## Short exercise
Extract every line that includes the string "this".

═══ Records provided

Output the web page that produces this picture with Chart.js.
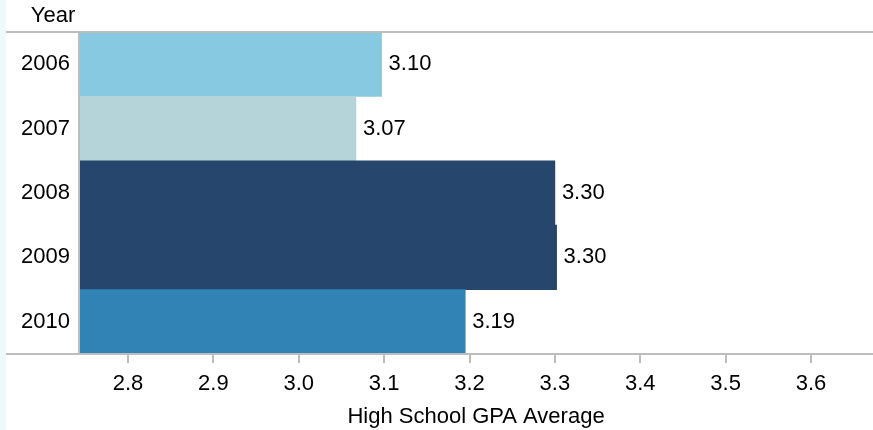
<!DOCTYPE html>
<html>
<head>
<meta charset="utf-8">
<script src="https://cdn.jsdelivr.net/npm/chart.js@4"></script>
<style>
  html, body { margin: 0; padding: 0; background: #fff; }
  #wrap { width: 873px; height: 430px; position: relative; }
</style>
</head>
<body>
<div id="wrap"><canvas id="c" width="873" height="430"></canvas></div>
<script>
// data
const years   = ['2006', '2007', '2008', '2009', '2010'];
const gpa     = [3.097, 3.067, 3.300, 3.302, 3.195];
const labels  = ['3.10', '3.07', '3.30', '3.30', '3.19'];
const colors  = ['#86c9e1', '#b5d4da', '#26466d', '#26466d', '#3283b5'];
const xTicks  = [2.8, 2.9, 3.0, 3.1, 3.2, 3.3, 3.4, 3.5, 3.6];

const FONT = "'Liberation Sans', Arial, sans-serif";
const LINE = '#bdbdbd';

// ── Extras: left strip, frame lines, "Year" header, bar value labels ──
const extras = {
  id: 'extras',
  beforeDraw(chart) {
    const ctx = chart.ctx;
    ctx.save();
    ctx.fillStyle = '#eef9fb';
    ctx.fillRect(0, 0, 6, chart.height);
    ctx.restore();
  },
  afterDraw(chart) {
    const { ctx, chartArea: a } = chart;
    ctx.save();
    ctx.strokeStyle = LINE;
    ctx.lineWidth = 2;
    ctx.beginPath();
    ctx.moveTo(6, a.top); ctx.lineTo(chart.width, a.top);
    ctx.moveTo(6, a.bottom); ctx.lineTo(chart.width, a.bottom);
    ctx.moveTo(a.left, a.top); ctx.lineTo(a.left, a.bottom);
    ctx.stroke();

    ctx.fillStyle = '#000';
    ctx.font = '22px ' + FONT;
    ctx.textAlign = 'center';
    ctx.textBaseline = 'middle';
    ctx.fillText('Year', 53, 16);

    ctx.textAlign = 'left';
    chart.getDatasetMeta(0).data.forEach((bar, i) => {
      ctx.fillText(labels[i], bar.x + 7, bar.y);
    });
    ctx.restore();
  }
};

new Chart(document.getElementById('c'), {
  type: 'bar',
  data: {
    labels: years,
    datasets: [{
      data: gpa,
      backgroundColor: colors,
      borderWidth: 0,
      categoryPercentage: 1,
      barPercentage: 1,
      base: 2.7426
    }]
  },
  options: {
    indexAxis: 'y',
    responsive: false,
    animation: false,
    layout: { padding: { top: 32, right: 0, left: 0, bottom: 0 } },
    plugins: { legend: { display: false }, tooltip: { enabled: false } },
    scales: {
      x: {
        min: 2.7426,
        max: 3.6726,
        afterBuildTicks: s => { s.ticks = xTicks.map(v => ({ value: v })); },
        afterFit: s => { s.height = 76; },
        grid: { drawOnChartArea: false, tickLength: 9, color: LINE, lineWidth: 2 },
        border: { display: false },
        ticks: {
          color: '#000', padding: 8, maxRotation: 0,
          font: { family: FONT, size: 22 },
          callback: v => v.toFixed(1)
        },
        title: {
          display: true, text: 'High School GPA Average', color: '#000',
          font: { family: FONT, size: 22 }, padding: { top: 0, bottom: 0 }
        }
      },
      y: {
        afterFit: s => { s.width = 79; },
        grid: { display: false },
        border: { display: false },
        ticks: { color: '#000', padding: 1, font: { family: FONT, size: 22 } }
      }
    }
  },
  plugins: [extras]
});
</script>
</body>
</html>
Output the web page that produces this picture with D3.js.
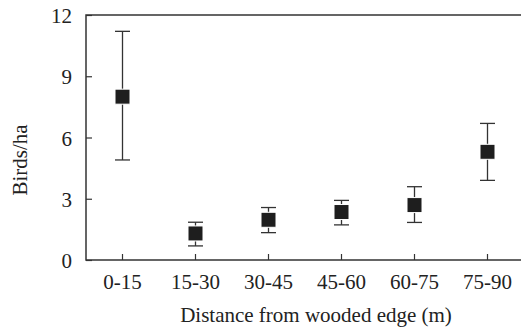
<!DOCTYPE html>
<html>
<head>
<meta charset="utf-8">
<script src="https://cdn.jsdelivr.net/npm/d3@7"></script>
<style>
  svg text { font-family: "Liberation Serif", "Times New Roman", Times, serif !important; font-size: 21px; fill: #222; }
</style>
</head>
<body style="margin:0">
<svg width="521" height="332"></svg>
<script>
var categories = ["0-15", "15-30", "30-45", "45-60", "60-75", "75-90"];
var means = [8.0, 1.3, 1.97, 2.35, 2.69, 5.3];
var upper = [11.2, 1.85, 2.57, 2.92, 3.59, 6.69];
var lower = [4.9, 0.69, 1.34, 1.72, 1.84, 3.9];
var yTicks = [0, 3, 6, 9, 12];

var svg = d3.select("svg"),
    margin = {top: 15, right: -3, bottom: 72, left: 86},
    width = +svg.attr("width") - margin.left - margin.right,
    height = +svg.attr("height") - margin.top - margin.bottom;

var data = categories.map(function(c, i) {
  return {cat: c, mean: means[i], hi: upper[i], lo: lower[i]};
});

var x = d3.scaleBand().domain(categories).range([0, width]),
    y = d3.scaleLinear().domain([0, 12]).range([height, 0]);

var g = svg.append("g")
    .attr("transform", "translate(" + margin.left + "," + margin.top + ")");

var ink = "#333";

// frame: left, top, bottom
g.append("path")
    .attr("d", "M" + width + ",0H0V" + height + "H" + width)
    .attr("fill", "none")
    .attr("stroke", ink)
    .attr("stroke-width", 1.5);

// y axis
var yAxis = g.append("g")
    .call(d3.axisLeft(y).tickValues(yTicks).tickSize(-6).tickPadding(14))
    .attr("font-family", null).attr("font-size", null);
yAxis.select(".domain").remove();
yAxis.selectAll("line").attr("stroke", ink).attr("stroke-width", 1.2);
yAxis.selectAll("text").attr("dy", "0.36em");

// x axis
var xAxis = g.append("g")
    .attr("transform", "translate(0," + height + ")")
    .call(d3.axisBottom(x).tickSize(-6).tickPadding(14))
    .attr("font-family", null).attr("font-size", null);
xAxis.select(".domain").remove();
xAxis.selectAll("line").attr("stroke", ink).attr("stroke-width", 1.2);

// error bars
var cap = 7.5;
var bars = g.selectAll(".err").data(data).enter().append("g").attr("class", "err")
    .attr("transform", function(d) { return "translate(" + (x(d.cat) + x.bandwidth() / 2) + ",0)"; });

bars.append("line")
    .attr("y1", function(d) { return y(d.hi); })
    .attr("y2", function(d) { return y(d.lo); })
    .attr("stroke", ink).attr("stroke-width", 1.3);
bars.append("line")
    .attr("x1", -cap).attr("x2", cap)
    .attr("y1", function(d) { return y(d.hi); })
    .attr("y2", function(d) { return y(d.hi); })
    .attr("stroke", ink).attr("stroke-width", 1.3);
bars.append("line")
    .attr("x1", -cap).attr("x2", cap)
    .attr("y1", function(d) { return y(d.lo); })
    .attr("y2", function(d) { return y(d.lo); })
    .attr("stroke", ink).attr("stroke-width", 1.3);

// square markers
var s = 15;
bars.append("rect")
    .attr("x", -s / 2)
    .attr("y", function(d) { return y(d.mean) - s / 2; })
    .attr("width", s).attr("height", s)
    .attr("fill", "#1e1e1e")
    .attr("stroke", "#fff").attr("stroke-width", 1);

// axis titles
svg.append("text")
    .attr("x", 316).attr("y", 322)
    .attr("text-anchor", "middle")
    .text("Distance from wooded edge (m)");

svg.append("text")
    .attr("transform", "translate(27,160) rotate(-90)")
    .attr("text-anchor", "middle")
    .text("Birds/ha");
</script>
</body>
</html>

══════

## Reply
Output the web page that produces this picture with Chart.js.
Output the web page that produces this picture with D3.js.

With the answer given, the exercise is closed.